Près des côtes de Provence, ces dépressions locales sont excessivement fréquentes, et les 10 cas de pluie que nous avons relevés pendant l’année 1899, pour Nice, et par vent d’Est à 7 heures du matin, ont coïncidé avec la présence de petites dépressions très caractérisées dont les centres se sont trouvés 4 fois au sud de Toulon, 3 fois au sud de Marseille, 2 fois au sud de Nice, et une fois en Corse. Parmi les cartes ci-jointes, celles des 11 et 24 janvier, 25 février et 19 avril représentent quatre de ces dépressions. Mais il n’y a pas qu’à Nice que l’on observe des pluies par le vent d’Est. Ainsi Marseille en a eu le 16 octobre, Cette le 19 décembre, et les cartes qui se rapportent à ces deux dates montrent que les dites pluies ont encore été produites par deux dépressions fort restreintes dont les centres se trouvaient, pour la première, au sud de Marseille, et pour la seconde au sud de Cette.

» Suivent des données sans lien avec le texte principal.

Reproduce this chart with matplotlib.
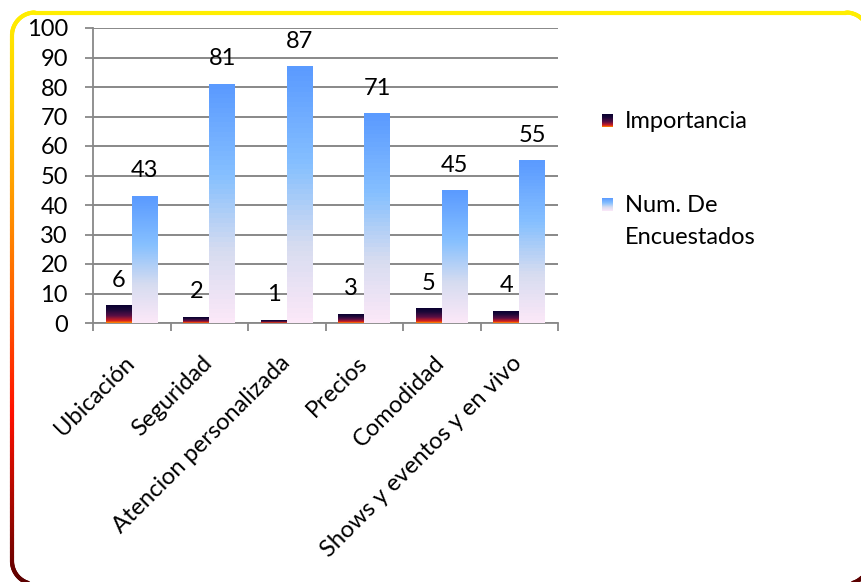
import matplotlib.pyplot as plt
import matplotlib.transforms as mtransforms
import numpy as np
from matplotlib.collections import LineCollection
from matplotlib.colors import LinearSegmentedColormap

################################################################################
# Data
categories = ['Ubicación', 'Seguridad', 'Atencion personalizada', 'Precios',
              'Comodidad', 'Shows y eventos y en vivo']
importancia = [6, 2, 1, 3, 5, 4]
encuestados = [43, 81, 87, 71, 45, 55]
series_names = ['Importancia', 'Num. De\nEncuestados']

plt.rcParams['font.family'] = ['Lato', 'DejaVu Sans']
FS = 17

# gradients (bottom -> top of each bar)
cmap_imp = LinearSegmentedColormap.from_list(
    'imp', [(0, '#ff8c00'), (0.12, '#d82020'), (0.4, '#5a0f45'), (0.75, '#1a0838'), (1, '#0a0030')])
cmap_enc = LinearSegmentedColormap.from_list(
    'enc', [(0, '#fbe8f8'), (0.3, '#d6dcf0'), (0.62, '#86c0ff'), (1, '#5b9bff')])
cmap_border = LinearSegmentedColormap.from_list(
    'border', [(0, '#5a0000'), (0.3, '#ff1000'), (0.5, '#ff6000'), (0.67, '#ff9600'),
               (0.84, '#ffc800'), (1, '#ffee00')])

################################################################################
fig = plt.figure(figsize=(8.61, 5.82), dpi=100)

# background overlay in pixel coordinates for border and legend
bg = fig.add_axes([0, 0, 1, 1])
bg.axis('off')

# rounded border with vertical gradient
x0, y0, x1, y1, r = 12, 12.5, 869, 584, 23
pts = []
def arc(cx, cy, a0, a1):
    t = np.linspace(np.radians(a0), np.radians(a1), 30)
    return list(zip(cx + r*np.cos(t), cy + r*np.sin(t)))
pts += arc(x0+r, y0+r, 180, 270)
pts += arc(x1-r, y0+r, 270, 360)
pts += list(zip(np.full(60, x1), np.linspace(y0+r, y1-r, 60)))
pts += arc(x1-r, y1-r, 0, 90)
pts += arc(x0+r, y1-r, 90, 180)
pts += list(zip(np.full(120, x0), np.linspace(y1-r, y0+r, 120)))
pts = np.array(pts)
segs = np.stack([pts[:-1], pts[1:]], axis=1)
ymid = segs[:, :, 1].mean(axis=1)
lc = LineCollection(segs, colors=cmap_border(1 - (ymid - y0)/(y1 - y0)), linewidths=3,
                    capstyle='round')
bg.add_collection(lc)

# legend
grad = np.linspace(1, 0, 50).reshape(-1, 1)
bg.imshow(grad, cmap=cmap_imp, extent=[602, 613, 127, 114], aspect='auto', vmin=0, vmax=1)
bg.imshow(grad, cmap=cmap_enc, extent=[602, 613, 211, 198], aspect='auto', vmin=0, vmax=1)
bg.text(625, 121, series_names[0], fontsize=FS, va='center', ha='left')
for i, line in enumerate(series_names[1].split('\n')):
    bg.text(625, 205 + 32*i, line, fontsize=FS, va='center', ha='left')
bg.set_ylim(582, 0)
bg.set_xlim(0, 861)

################################################################################
ax = fig.add_axes([93/861, 1 - 323/582, 465/861, 295/582])
ax.set_facecolor('none')

w = 0.335
x = np.arange(len(categories)) + 0.5
for xi, v1, v2 in zip(x, importancia, encuestados):
    ax.imshow(grad, cmap=cmap_imp, extent=[xi - w, xi, 0, v1], aspect='auto',
              vmin=0, vmax=1, zorder=3)
    ax.imshow(grad, cmap=cmap_enc, extent=[xi, xi + w, 0, v2], aspect='auto',
              vmin=0, vmax=1, zorder=3)
    ax.annotate(str(v1), (xi - w/2, v1), xytext=(0, 13.5), textcoords='offset points',
                ha='center', va='baseline', fontsize=FS)
    ax.annotate(str(v2), (xi + w/2, v2), xytext=(0, 13.5), textcoords='offset points',
                ha='center', va='baseline', fontsize=FS)
ax.set_xlim(0, len(categories))
ax.set_ylim(0, 100)

ax.set_yticks(range(0, 101, 10))
ax.set_xticks(range(len(categories) + 1))
ax.set_xticklabels([])
ax.set_xticks(x, minor=True)
ax.set_xticklabels(categories, minor=True, rotation=45, ha='right', fontsize=FS)
ax.tick_params(axis='x', which='minor', length=0, pad=21)
ax.tick_params(axis='x', which='major', length=6, width=1.3, color='#888888')
ax.tick_params(axis='y', length=6, width=1.3, color='#888888', pad=12, labelsize=FS)
shift = mtransforms.ScaledTranslation(7/100, 0, fig.dpi_scale_trans)
for lab in ax.get_xticklabels(minor=True):
    lab.set_transform(lab.get_transform() + shift)
ax.grid(axis='y', color='#888888', linewidth=1.4, zorder=0)
ax.set_axisbelow(True)
for s in ['top', 'right']:
    ax.spines[s].set_visible(False)
for s in ['left', 'bottom']:
    ax.spines[s].set_color('#888888')
    ax.spines[s].set_linewidth(1.3)

plt.savefig('out.png', dpi=100)
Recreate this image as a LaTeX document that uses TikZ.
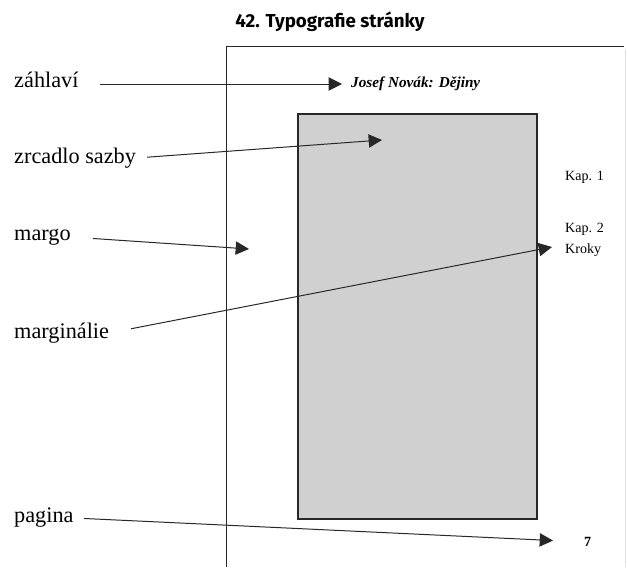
\documentclass[tikz,border=0pt]{standalone}
\usepackage{fontspec}
\setmainfont{Liberation Serif}
\newfontfamily\nadpisfont{Fira Sans}
\usetikzlibrary{arrows.meta}
\definecolor{sazba}{RGB}{208,208,208}
\definecolor{cara}{RGB}{40,40,40}

\begin{document}
\begin{tikzpicture}[x=0.03cm, y=-0.03cm,
		popis/.style={anchor=west, inner sep=0pt, font=\fontsize{19}{21}\selectfont},
		okraj/.style={anchor=west, inner sep=0pt, font=\fontsize{12}{14}\selectfont},
		sipka/.style={draw=cara, line width=0.85pt, -{Triangle[length=0.4cm, width=0.4cm]}}]
	\useasboundingbox (0,0) rectangle (627,567);
	% --- nadpis ---
	\node[font=\nadpisfont\bfseries\fontsize{16}{19}\selectfont] (nadpis) at (330,22) {42. Typografie stránky};
	
	% --- stránka a zrcadlo sazby ---
	\draw[cara, line width=0.85pt] (226,567) -- (226,47) -- (624,47);
	\draw[gray!25, line width=0.6pt] (625,50) -- (625,567);
	\draw[cara, line width=1.1pt, fill=sazba] (298,114) rectangle (537,519);
	
	% --- popisky vlevo ---
	\node[popis] (zahlavi) at (14,80) {záhlaví};
	\node[popis] (zrcadlo) at (14,158) {zrcadlo sazby};
	\node[popis] (margo) at (14,237) {margo};
	\node[popis] (marginalie) at (14,333) {marginálie};
	\node[popis] (pagina) at (14,518) {pagina};
	
	% --- obsah stránky ---
	\node[anchor=west, inner sep=0pt, font=\bfseries\itshape\fontsize{13}{15}\selectfont] (hlavicka) at (351,84) {Josef Novák: Dějiny};
	\node[okraj] (kap1) at (565,177) {Kap. 1};
	\node[okraj] (kap2) at (565,229) {Kap. 2};
	\node[okraj] (kroky) at (565,250) {Kroky};
	\node[okraj, font=\bfseries\fontsize{12}{14}\selectfont] (cislo) at (584,542) {7};
	
	% cíle šipek
	\coordinate (c-zrcadlo) at (382,140);
	\coordinate (c-margo) at (249,249);
	\coordinate (c-marginalie) at (552,247);
	
	% --- šipky ---
	\draw[sipka, shorten <=0.65cm, shorten >=0.27cm] (zahlavi.east |- hlavicka.west) -- (hlavicka.west);
	\draw[sipka, shorten <=0.33cm] (zrcadlo.east) -- (c-zrcadlo);
	\draw[sipka, shorten <=0.66cm] (margo.east) -- (c-margo);
	\draw[sipka, shorten <=0.66cm] (marginalie.east) -- (c-marginalie);
	\draw[sipka, shorten <=0.3cm, shorten >=0.93cm] (pagina.east) -- (cislo.west);
\end{tikzpicture}
\end{document}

Quand il fait beau à Nice par le vent d’Est, la situation barométrique est bien différente. La pression atmosphérique dépasse alors généralement sa valeur moyenne, et le vent d’Est est presque toujours déterminé par une grande dépression dont le centre est assez éloigné, comme on le voit sur les cartes du 16 février et du 21 décembre.
En résumé, on peut dire que les pluies qui se produisent par le vent d’Est sur les côtes de la Méditerranée, et surtout à Nice, ne constituent pas, en réalité, une dérogation à la loi générale qui détermine la répartition des hydrométéores dans les dépressions de notre hémisphère boréal.
L’anomalie n’est qu’apparente, car pluie et vent doivent être attribués à de petites dépressions locales qui se comportent là comme partout ailleurs, mais qui y sont très fréquentes, et dont la formation doit être attribuée au relief des Alpes et des Pyrénées. Nous avons déjà [1] montré, à ce sujet, combien est grande l’influence des Alpes.